Sold Pens Archive

Waterman’s 0552 1/2V


A Waterman’s 0552 1/2V ringtop, this one is in gold-plate with the Sheraton chasing pattern cut into the overlay. The indicia is engraved with faux Chinese initials “JMJ”.  It is in very good condition, with a couple of very small dents in the barrel and cap. The ring is complete and with a strong mount. The nib is a Waterman’s 2, and writes a full soft flex.

Price: $115

Waterman’s 0552 1/2V


This is a very nice example of a Waterman’s ringtop pen with full flexibility. At barely 3.5” long, it needs to be posted, and happily this one’s barrel end is chased to protect the metal from scratching. The pen is overlaid with filled gold over black hard rubber, and the overlay is in fleurs-de-lis pattern. The wonder of this pen is its nib: it writes a broad to double broad wet line, with full flex.

Price: $120

Waterman 5

early 1930s

A particularly nice 5, early 1930s, in jet black celluloid, and it is a “Brown”, for fine, nibbed pen. The model 5 and “brown” designation can be seen clearly on the barrel plug and “Brown” on the nib itself. The barrel imprint and the original owner’s imprinted name are complete and easily read. This pen is very clean, with no scratches. Its only significant flaw is a patch of discoloration on the gripping section, probably the result of a soaking at some point in its long history. The pressure bar is strong and clean, and the gold cap ring, lever, and clip are shiny and free of tarnish.

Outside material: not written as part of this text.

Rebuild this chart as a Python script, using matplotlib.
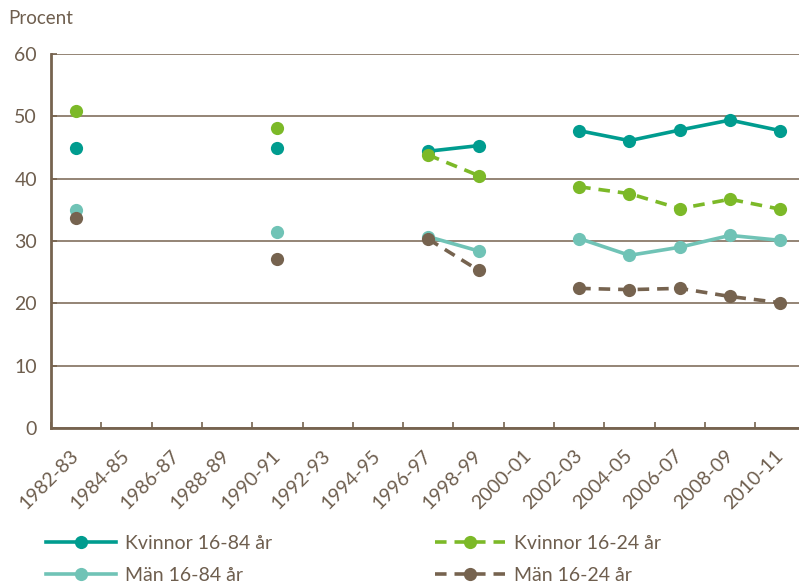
import matplotlib.pyplot as plt
import numpy as np

nan = np.nan

years = ['1982-83', '1984-85', '1986-87', '1988-89', '1990-91', '1992-93',
         '1994-95', '1996-97', '1998-99', '2000-01', '2002-03', '2004-05',
         '2006-07', '2008-09', '2010-11']

kvinnor_16_84 = [45.0, nan, nan, nan, 45.0, nan, nan, 44.4, 45.3, nan,
                 47.7, 46.1, 47.8, 49.4, 47.7]
man_16_84 = [35.0, nan, nan, nan, 31.4, nan, nan, 30.7, 28.4, nan,
             30.4, 27.7, 29.0, 30.9, 30.1]
kvinnor_16_24 = [50.9, nan, nan, nan, 48.1, nan, nan, 43.8, 40.5, nan,
                 38.7, 37.6, 35.2, 36.7, 35.1]
man_16_24 = [33.7, nan, nan, nan, 27.1, nan, nan, 30.3, 25.3, nan,
             22.4, 22.2, 22.4, 21.1, 20.1]

teal = '#009C8F'
lightteal = '#70C3B6'
green = '#7CB928'
brown = '#76634F'
textc = '#6E5E4E'

plt.rcParams['font.family'] = ['Lato', 'DejaVu Sans']

fig = plt.figure(figsize=(7.99, 5.84), dpi=100)
ax = fig.add_axes([51 / 799, 156 / 584, 754.5 / 799, 374 / 584])

x = np.arange(len(years))
series = [
    (kvinnor_16_84, 'Kvinnor 16-84 år', teal, '-'),
    (man_16_84, 'Män 16-84 år', lightteal, '-'),
    (kvinnor_16_24, 'Kvinnor 16-24 år', green, '--'),
    (man_16_24, 'Män 16-24 år', brown, '--'),
]
handles = []
for vals, name, col, ls in series:
    h, = ax.plot(x, vals, color=col, lw=2.6, ls=ls, marker='o', markersize=9.5,
                 markeredgewidth=0, label=name, zorder=3)
    if ls == '--':
        h.set_dashes((3.2, 2.2))
    handles.append(h)

ax.set_xlim(-0.5, len(years) - 0.5)
ax.set_ylim(0, 60)
ax.set_yticks(range(0, 61, 10))
ax.grid(axis='y', color=brown, lw=1.1, zorder=1)
ax.set_axisbelow(True)

ax.set_xticks(x)
ax.set_xticklabels(years, rotation=45, ha='right', va='center',
                   rotation_mode='anchor')
ax.set_xticks(np.arange(-0.5, len(years)), minor=True)
ax.tick_params(axis='x', which='major', length=0, pad=18, labelsize=14,
               labelcolor=textc)
ax.tick_params(axis='x', which='minor', direction='in', length=4.5,
               width=1.2, color=brown)
ax.tick_params(axis='y', direction='in', length=4.5, width=1.2, color=brown,
               labelsize=14, labelcolor=textc, pad=10)

for s in ['top', 'right']:
    ax.spines[s].set_visible(False)
for s in ['left', 'bottom']:
    ax.spines[s].set_color(brown)
    ax.spines[s].set_linewidth(2)

fig.text(8 / 799, 1 - 18 / 584, 'Procent', fontsize=13.5, color=textc,
         va='center', ha='left')

leg = fig.legend(handles=handles, loc='upper left', ncol=2,
                 bbox_to_anchor=(46 / 799, 1 - 535 / 584), frameon=False,
                 fontsize=14, handlelength=3.6, handletextpad=0.45,
                 columnspacing=8.4, labelspacing=0.75, borderpad=0,
                 borderaxespad=0, numpoints=1)
for t in leg.get_texts():
    t.set_color(textc)

fig.savefig('out.png', dpi=100)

The Ideal nib is classic Waterman — a little flex and a sturdy feel without the stiffness of  the era.

Price: $325 $275

Waterman’s 52 1/2V


This little ringtop is in red hard rubber, with gold-plated lever, cap ring, and ring top. From the 1920s, it is a ladies’ pen, at 4 ½” long capped and ⅜” wide. The barrel and cap are evenly oxidized, giving the pen a pleasant red/brown appearance.  Underneath the cap, the bottom of the barrel is a bit shinier. The imprints — main Waterman’s along the barrel and secondary near the bottom, as well as on the base, are deep and complete. The nib is a Waterman’s Ideal, 2, and it writes a firm flex with good range.

Price: $110

Waterman’s 52Vs


Price: $165

Waterman’s Ideal 52

late 1910s-1920s

This is a classic 52, from the late 19-teens through the 1920s, in chased black hard rubber.  It is in typical condition for these pens: clean, generally free of deep scratches and scars, but showing its age.  It is 5 1/2” long, the typical size for these pens, and is a nice relatively undiscolored black. It is missing its riveted clip, and curiously shows the clip’s mounting scar, but it’s in the wrong place for reasons I cannot identify. But the lever box is mostly clean and certainly works well.  As with all ebonite Waterman’s Ideal pens, this pen’s attraction is its nib: Ideal gold, which writes a full and wet flex.

Price: $150



This grey pen is one of the 1960s models, 13.5cm long capped and 7mm wide below the cap, full-sized. It carries very clean gold trim, which I believe is gold-plate. The pen itself is plastic, shows a little bit of wear, but cleaned up quite nicely.  There are three small cracks in the cap edge, which were repaired but can still be seen, and are reflected in this pen’s price. The Waterman’s barrel imprint is very faint but still legible. The nib is marked Waterman’s, 18Ct, 3B, France. The 3 is presumably the size, but these are not standardized, and that nib appears to me to be larger than a 3.  It writes a nice wet fine line, with a bit of flex and feedback.

Price: $75



Price: $95

Waterman’s Stalwart

late 1940s

This pen is a Canadian Stalwart, with an unusual conical gripping section, sloping to an edge at the nib, rather than “ski-jump”, with a slope and a rise at the edge.  This style, in my experience, is seen only with French pens.  Of course, since the 1930s there were many more French Watermans’ than American, but there is no correlative French model like the Stalwart.  So, it is unknown whether this section was fit to this pen at some point or it came from the Canadian factory with it.  At any rate, this pen is very nice, in light brown/gold celluloid with some iridescence in the marbling; it resembles an Esterbrook. There are no major nicks or scratches; the gold trim is in very good condition. The imprint is thin but complete.  It is a lever-filler, and fills well.  The nib, which writes a wet medium, is 14k gold, marked Ideal, and Canada. 

Price: $75



This pen is a 1930s Wearever. It does not have a known model designation, but its appearance is similar to other Kahn-manufactured pens from those years. Its celluloid is a dark cafe-creme with red streaks, almost like a light wooden burl. The pen is in very good condition, 5 1/4″ long with no deep scratches, nicks or cap cracks. There is no imprint; indeed, the only evidence that this is a Wearever is the brand marking on the long humped clip. The nib is marked “Pioneer” (another Kahn name), and is steel with a remaining hint of its former gold-colored plate. It writes a smooth wet fine/medium line.